Please help me with the following problem:
Consider the equation $y'' + a_1y' + a_2y = 0$, where the constants $a_1, a_2$ are real. Suppose $α + iβ$ is a complex root of the characteristic polynomial, where $α, β$ are real, $β≠0$.

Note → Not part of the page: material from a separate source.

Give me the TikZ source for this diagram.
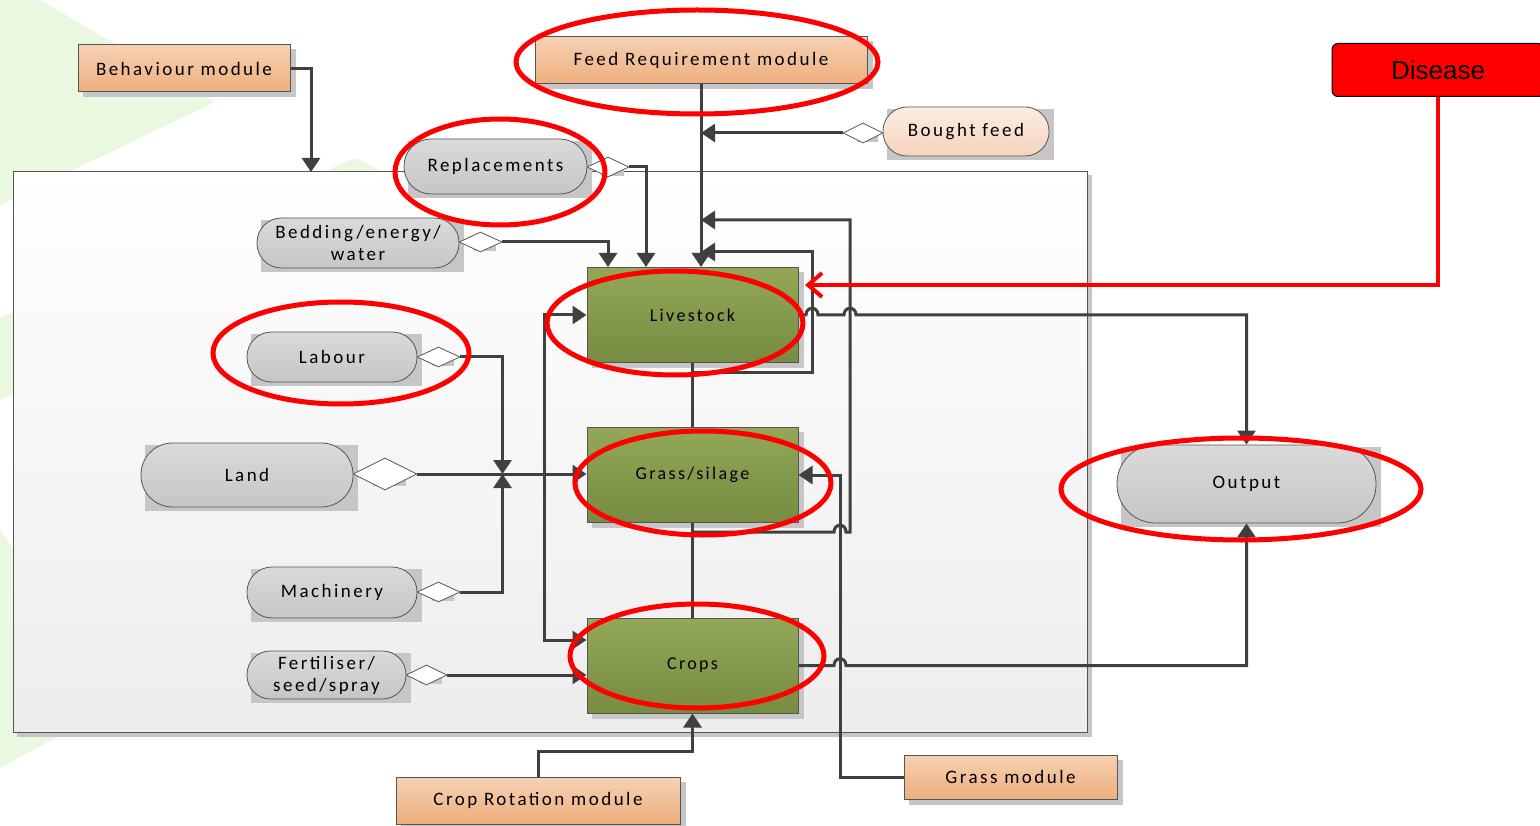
\documentclass[tikz,border=0pt]{standalone}
\usepackage{fontspec}
\setmainfont{Carlito}
\newfontfamily\lblfont[LetterSpace=13]{Carlito}
\newfontfamily\disfont{Liberation Sans}
\usetikzlibrary{arrows.meta,shapes.geometric,calc}
\pgfdeclarelayer{base}
\pgfdeclarelayer{back}
\pgfdeclarelayer{shade}
\pgfsetlayers{base,back,shade,main}

\definecolor{ink}{HTML}{404040}
\definecolor{edge}{HTML}{555555}
\definecolor{shd}{HTML}{C6C6C6}
\definecolor{leaf}{HTML}{EBF8E0}
\definecolor{orgtop}{HTML}{F5D1B4}
\definecolor{orgbot}{HTML}{EEAE7C}
\definecolor{grntop}{HTML}{93A857}
\definecolor{grnbot}{HTML}{778B42}
\definecolor{gtop}{HTML}{DADADA}
\definecolor{gbot}{HTML}{C6C6C6}
\definecolor{ptop}{HTML}{FCEDE2}
\definecolor{pbot}{HTML}{F5D3BC}
\definecolor{alarm}{HTML}{FF0000}
\definecolor{panelbot}{HTML}{EDEDED}

\begin{document}
\begin{tikzpicture}[x=1pt,y=-1pt,
  lbl/.style={font=\lblfont\fontsize{19}{22}\selectfont, text=black, align=center},
  module/.style={lbl, rectangle, draw=edge, line width=1pt, top color=orgtop, bottom color=orgbot, inner sep=0pt},
  unit/.style={lbl, font=\lblfont\fontsize{18}{21}\selectfont, rectangle, draw=edge, line width=1pt,
    top color=grntop, bottom color=grnbot, minimum width=211pt, minimum height=95pt, inner sep=0pt},
  res/.style={lbl, rectangle, draw=edge, line width=0.8pt, top color=gtop, bottom color=gbot, inner sep=0pt},
  link/.style={diamond, draw=edge, line width=0.8pt, fill=white, inner sep=0pt, minimum width=43pt, minimum height=20pt},
  conn/.style={draw=ink, line width=3pt, -{Triangle[length=14pt,width=18pt]}},
  twoway/.style={draw=ink, line width=3pt, {Triangle[length=14pt,width=18pt]}-{Triangle[length=14pt,width=18pt]}},
  plain/.style={draw=ink, line width=3pt},
  ring/.style={draw=alarm, line width=5pt},
]
\useasboundingbox (0,0) rectangle (1540,826);

% farm system panel
\begin{pgfonlayer}{back}
  \node[draw=edge, line width=1pt, top color=white, bottom color=panelbot,
        minimum width=1074pt, minimum height=560pt, inner sep=0pt] (model) at (550,452) {};
\end{pgfonlayer}
\begin{pgfonlayer}{base}
  \fill[leaf] (0,0) -- (40,0) -- (215,102) -- (0,205) -- cycle;
  \fill[leaf] (355,158) -- (430,195) -- (0,400) -- (0,318) -- cycle;
  \fill[leaf] (0,530) -- (125,700) -- (0,768) -- cycle;
  \fill[shd] ($(model.south west)+(4,4)$) rectangle ($(model.north east)+(4,4)$);
\end{pgfonlayer}

% modules
\node[module, minimum width=212pt, minimum height=47pt] (beh) at (184,68.5) {Behaviour module};
\node[module, minimum width=332pt, minimum height=47pt] (feed) at (701,60.5) {Feed Requirement module};
\node[module, minimum width=284pt, minimum height=47pt] (crot) at (538,800.5) {Crop Rotation module};
\node[module, minimum width=213pt, minimum height=44pt] (gmod) at (1010.5,777) {Grass module};
\node[rectangle, rounded corners=6pt, draw=black, line width=1pt, fill=alarm, text=black,
      minimum width=212pt, minimum height=53pt, font=\disfont\fontsize{26}{30}\selectfont] (dis) at (1438,70) {Disease};

% enterprises
\node[unit] (live) at (692.5,315) {Livestock};
\node[unit] (grass) at (692.5,474.5) {Grass/silage};
\node[unit] (crops) at (692.5,665.5) {Crops};

% resources
\node[res, minimum width=183pt, minimum height=55pt, rounded corners=27pt] (repl) at (495.5,166.5) {Replacements};
\node[res, minimum width=202pt, minimum height=50pt, rounded corners=24.5pt] (bed) at (358,243) {Bedding/energy/\\water};
\node[res, minimum width=170pt, minimum height=50pt, rounded corners=24.5pt] (lab) at (332,357) {Labour};
\node[res, minimum width=212pt, minimum height=64pt, rounded corners=31.5pt] (land) at (247,475) {Land};
\node[res, minimum width=170pt, minimum height=51pt, rounded corners=25pt] (mach) at (332,592.5) {Machinery};
\node[res, minimum width=159pt, minimum height=48pt, rounded corners=23.5pt] (fert) at (326.5,675) {Fertiliser/\\seed/spray};
\node[res, top color=ptop, bottom color=pbot, minimum width=166pt, minimum height=49pt, rounded corners=24pt] (bought) at (966,131.5) {Bought feed};
\node[res, minimum width=259pt, minimum height=78pt, rounded corners=38.5pt] (out) at (1246.5,484) {Output};

% aggregation diamonds
\node[link, minimum width=42pt] (repld) at (608,167) {};
\node[link] (bedd) at (480.5,242) {};
\node[link] (labd) at (438.5,357) {};
\node[link, minimum width=64pt, minimum height=32pt] (landd) at (385,474) {};
\node[link] (machd) at (438.5,592) {};
\node[link, minimum width=41pt] (fertd) at (426.5,675) {};
\node[link, minimum width=40pt] (boughtd) at (863,133) {};

% shadows
\begin{pgfonlayer}{shade}
  \foreach \n in {beh,feed,crot,gmod,live,grass,crops}
    \fill[shd] ($(\n.south west)+(5,5)$) rectangle ($(\n.north east)+(5,5)$);
  \foreach \n in {repl,bed,lab,land,mach,fert,bought,out,repld,bedd,labd,landd,machd,fertd,boughtd}
    \fill[shd] ($(\n.south west)+(4,4)$) rectangle ($(\n.north east)+(5,2)$);
\end{pgfonlayer}

% connector end points
\coordinate (bhin) at (311,172);
\coordinate (lin1) at (608,267);
\coordinate (lin2) at (646,267);
\coordinate (ga) at (692.5,373);
\coordinate (la) at (812,252);
\coordinate (gb) at (692.5,532);
\coordinate (lb) at (850,220);
\coordinate (gm) at (840,475);
\coordinate (jn) at (502.5,474);
\coordinate (lc) at (544,640);
\coordinate (dz) at (805,285);

% links between enterprises
\draw[plain] (live.south) -- (grass.north);
\draw[plain] (grass.south) -- (crops.north);

% inputs
\draw[conn] (beh.east) -| (bhin);
\draw[conn] (feed.south) -- (feed.south |- live.north);
\draw[conn] (boughtd.west) -- (boughtd.west -| feed.south);
\draw[conn] (repld.east) -| (lin2);
\draw[conn] (bedd.east) -| (lin1);
\draw[conn] (labd.east) -| (jn);
\draw[conn] (machd.east) -| (jn);
\draw[conn] (landd.east) -- (landd.east -| grass.west);
\draw[conn] (fertd.east) -- (fertd.east -| crops.west);
\draw[twoway] (live.west) -| (lc) -- ($(crops.west)+(0,-25.5)$);

% feedback to the feed requirement
\draw[conn] (ga) -| (la) -- (la -| feed.south);
\draw[conn] (gb) -- (834,532) .. controls (834,523) and (846,523) .. (846,532) -| (lb) -- (lb -| feed.south);

% outputs
\draw[conn] (live.east) -- (806,315) .. controls (806,306) and (818,306) .. (818,315)
  -- (844,315) .. controls (844,306) and (856,306) .. (856,315) -| (out.north);
\draw[conn] (crops.east) -- (834,665.5) .. controls (834,656.5) and (846,656.5) .. (846,665.5) -| (out.south);

% external modules
\draw[conn] (gmod.west) -| (gm) -- (gm -| grass.east);
\draw[conn] (crot.north) -- ++(0,-25) -| (crops.south);

% disease link
\draw[alarm, line width=4pt, -{Straight Barb[length=14pt,width=24pt]}] (dis.south) |- (dz);

% highlighted components
\draw[ring] (697,62) ellipse [x radius=181, y radius=52];
\draw[ring] (500,172) ellipse [x radius=105, y radius=53];
\draw[ring] (341,353) ellipse [x radius=128, y radius=51];
\draw[ring] (675,323) ellipse [x radius=128, y radius=52];
\draw[ring] (703,483) ellipse [x radius=128, y radius=52];
\draw[ring] (697,656) ellipse [x radius=127, y radius=52];
\draw[ring] (1241,489) ellipse [x radius=180, y radius=51];
\end{tikzpicture}
\end{document}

Show that $α - iβ$ is also a root.
The characteristic polynomial is of the form $$ k^2+a_1 k + a_2 = 0. $$ $\alpha+i\beta$ is a root, so $$ (\alpha+i\beta)^2+a_1 (\alpha+i\beta) + a_2 = 0. $$ There are now two ways to proceed:
If you are comfortable taking complex conjugates, you have $$ 0 = \overline{(\alpha+i\beta)^2+a_1 (\alpha+i\beta) + a_2} = (\alpha-i\beta)^2+a_1 (\alpha-i\beta) + a_2, $$ since $\alpha,\beta,a_1,a_2$ are real, and hence $\alpha-i\beta$ is a root.
Alternatively, we can take real and imaginary parts: $$ 0 = \alpha^2-\beta^2 +a_1\alpha + a_2, \\ 0 = 2\alpha\beta + a_1 \beta $$ These equations are still both satisfied if we replace $\beta$ by $-\beta$, so $\alpha-i\beta$ is a root.